**** Provided information

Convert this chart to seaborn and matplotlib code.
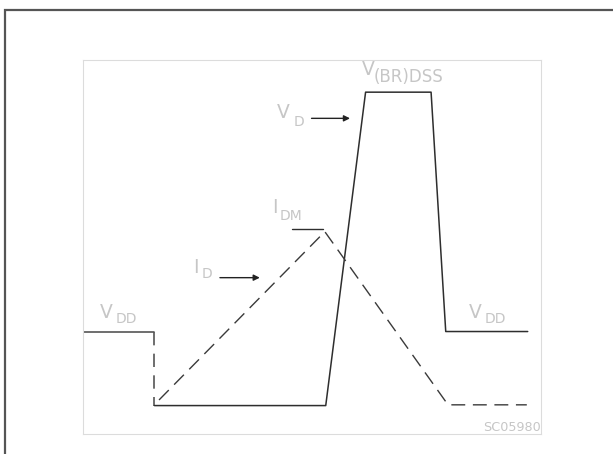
import numpy as np
import pandas as pd
import matplotlib
matplotlib.use("Agg")
import matplotlib.pyplot as plt
from matplotlib.patches import Rectangle
import seaborn as sns

# waveform data (time in arbitrary units, level in arbitrary units)
t_vdd_left = [0.0, 1.56]
v_vdd_left = [2.74, 2.74]
t_drop = [1.56, 1.56]
v_drop = [2.74, 0.76]
t_vd = [1.56, 5.30, 6.17, 7.60, 7.92, 9.71]
v_vd = [0.76, 0.76, 9.14, 9.14, 2.74, 2.74]
t_id = [1.66, 5.28, 7.97, 9.69]
i_id = [0.91, 5.41, 0.78, 0.78]
t_idm = [4.56, 5.24]
i_idm = [5.47, 5.47]

label_color = "#c6c6c6"
line_color = "#2e2e2e"
dash_style = (0, (10, 5.5))

sns.set_style("white")
plt.rcParams["font.family"] = ["DejaVu Sans"]

fig = plt.figure(figsize=(6.13, 4.54), dpi=100)
ax = fig.add_axes([83 / 613, 20 / 454, 458 / 613, 374 / 454])

# outer frame, cut off at right and bottom
fig.add_artist(Rectangle((5 / 613, -0.2), 1.2, 1.2 - 10 / 454,
                         transform=fig.transFigure, fill=False,
                         edgecolor="#555555", linewidth=1.6))

def draw(t, v, **kw):
    df = pd.DataFrame({"t": t, "v": v})
    sns.lineplot(data=df, x="t", y="v", sort=False, estimator=None, ax=ax,
                 solid_joinstyle="round", **kw)

draw(t_vdd_left, v_vdd_left, color="#555555", linewidth=1.2)
draw(t_drop, v_drop, color="#555555", linewidth=1.2, linestyle=(0, (8, 5)))
draw(t_vd, v_vd, color=line_color, linewidth=1.1)
draw(t_id, i_id, color="#3a3a3a", linewidth=1.0, linestyle=dash_style)
draw(t_idm, i_idm, color=line_color, linewidth=1.0)

ax.set_xlim(0, 10)
ax.set_ylim(0, 10)
ax.set_xlabel("")
ax.set_ylabel("")
ax.set_xticks([])
ax.set_yticks([])
for s in ax.spines.values():
    s.set_color("#dcdcdc")
    s.set_linewidth(0.8)

big = 13.5
small = 10

def label(x, y, main, sub, dx, dy, sub_size=small):
    ax.text(x, y, main, fontsize=big, color=label_color, ha="left", va="baseline")
    ax.text(x + dx, y + dy, sub, fontsize=sub_size, color=label_color,
            ha="left", va="baseline")

label(0.37, 3.10, "V", "DD", 0.34, -0.14)
label(8.43, 3.10, "V", "DD", 0.34, -0.14)
label(6.08, 9.60, "V", "(BR)DSS", 0.26, -0.19, sub_size=12)
label(4.23, 8.45, "V", "D", 0.36, -0.21)
label(4.12, 5.90, "I", "DM", 0.18, -0.18)
label(2.41, 4.30, "I", "D", 0.18, -0.14)

arrow = dict(arrowstyle="-|>", color="#222222", lw=1.0, mutation_scale=9,
             shrinkA=0, shrinkB=0)
ax.annotate("", xy=(5.83, 8.44), xytext=(4.99, 8.44), arrowprops=arrow)
ax.annotate("", xy=(3.86, 4.18), xytext=(2.99, 4.18), arrowprops=arrow)

ax.text(1.0, 0.0, "SC05980", transform=ax.transAxes, fontsize=9.2,
        color=label_color, ha="right", va="bottom")

fig.savefig("out.png", dpi=100)
plt.close(fig)
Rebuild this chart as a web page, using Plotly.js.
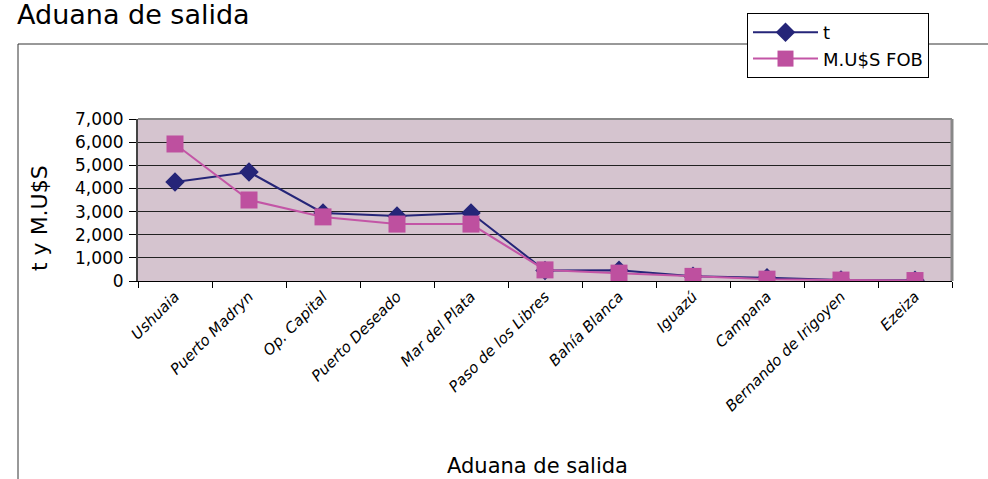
<!DOCTYPE html>
<html><head><meta charset="utf-8">
<script src="https://cdn.plot.ly/plotly-3.0.1.min.js"></script>
<style>html,body{margin:0;padding:0;background:#fff}#c{width:988px;height:479px}</style>
</head><body><div id="c"></div>
<script>
const categories = ["Ushuaia","Puerto Madryn","Op. Capital","Puerto Deseado","Mar del Plata","Paso de los Libres","Bahía Blanca","Iguazú","Campana","Bernando de Irigoyen","Ezeiza"];
const toneladas = [4280, 4710, 2940, 2810, 2940, 450, 460, 200, 140, 40, 30];
const musFob = [5920, 3500, 2770, 2460, 2460, 480, 340, 200, 80, 40, 20];
const yTicks = [0,1000,2000,3000,4000,5000,6000,7000];

const L = 138, R = 952, T = 119, B = 281;
const W = R - L, H = B - T;
const px = x => (x - L) / W, py = y => (B - y) / H;
const font = "DejaVu Sans, Verdana, sans-serif";

const traces = [
 {x: categories, y: toneladas, name: "t", type: "scatter", mode: "lines+markers",
  line: {color: "#252578", width: 2}, marker: {symbol: "diamond", size: 15, color: "#252578"}},
 {x: categories, y: musFob, name: "M.U$S FOB", type: "scatter", mode: "lines+markers",
  line: {color: "#C355A6", width: 2}, marker: {symbol: "square", size: 17, color: "#BE509F"}}
];

const layout = {
 width: 988, height: 479,
 margin: {l: L, r: 988 - R, t: T, b: 479 - B, pad: 0},
 paper_bgcolor: "#fff", plot_bgcolor: "#D5C4CF",
 font: {family: font, color: "#000"},
 showlegend: true,
 legend: {x: px(747), y: py(13), xanchor: "left", yanchor: "top", bgcolor: "#fff",
  bordercolor: "#000", borderwidth: 1, font: {size: 18, family: font}, tracegroupgap: 6, itemwidth: 65,
  entrywidth: 205, entrywidthmode: "pixels"},
 xaxis: {type: "category", tickangle: -45, tickson: "boundaries", ticks: "outside", ticklen: 6,
  tickcolor: "#000", showline: true, linecolor: "#000", linewidth: 1, showgrid: false,
  tickfont: {size: 15, family: font, style: "italic"}, range: [-0.5, 10.5], automargin: false},
 yaxis: {range: [0, 7000], tickvals: yTicks, tickformat: ",d", ticks: "outside", ticklen: 7, tickcolor: "#000",
  showline: true, linecolor: "#444", linewidth: 2, showgrid: true, gridcolor: "#222", gridwidth: 1,
  zeroline: false, tickfont: {size: 17, family: font}, ticklabelstandoff: 2, automargin: false},
 annotations: [
  {text: "Aduana de salida", xref: "paper", yref: "paper", x: px(15), y: py(14), xanchor: "left", yanchor: "middle",
   showarrow: false, font: {size: 27, family: font, color: "#000"}},
  {text: "Aduana de salida", xref: "paper", yref: "paper", x: px(537), y: py(466), xanchor: "center", yanchor: "middle",
   showarrow: false, font: {size: 21, family: font, color: "#000"}},
  {text: "t y M.U$S", xref: "paper", yref: "paper", x: px(39), y: py(218), xanchor: "center", yanchor: "middle",
   textangle: -90, showarrow: false, font: {size: 22, family: font, color: "#000"}}
 ],
 shapes: [
  {type: "line", xref: "paper", yref: "paper", x0: px(18), x1: px(990), y0: py(44), y1: py(44), line: {color: "#333", width: 1}, layer: "below"},
  {type: "line", xref: "paper", yref: "paper", x0: px(18), x1: px(18), y0: py(44), y1: py(481), line: {color: "#333", width: 1}, layer: "below"},
  {type: "line", xref: "paper", yref: "paper", x0: 0, x1: 1, y0: 1, y1: 1, line: {color: "#888", width: 2}},
  {type: "line", xref: "paper", yref: "paper", x0: 1, x1: 1, y0: 0, y1: 1, line: {color: "#888", width: 3}}
 ]
};

Plotly.newPlot("c", traces, layout, {displayModeBar: false, staticPlot: true});
</script></body></html>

********

• [What the task asks]
Identify every line above with the string "seaborn" in it. Copy those lines.

• [Solution below]
Convert this chart to seaborn and matplotlib code.
import seaborn as sns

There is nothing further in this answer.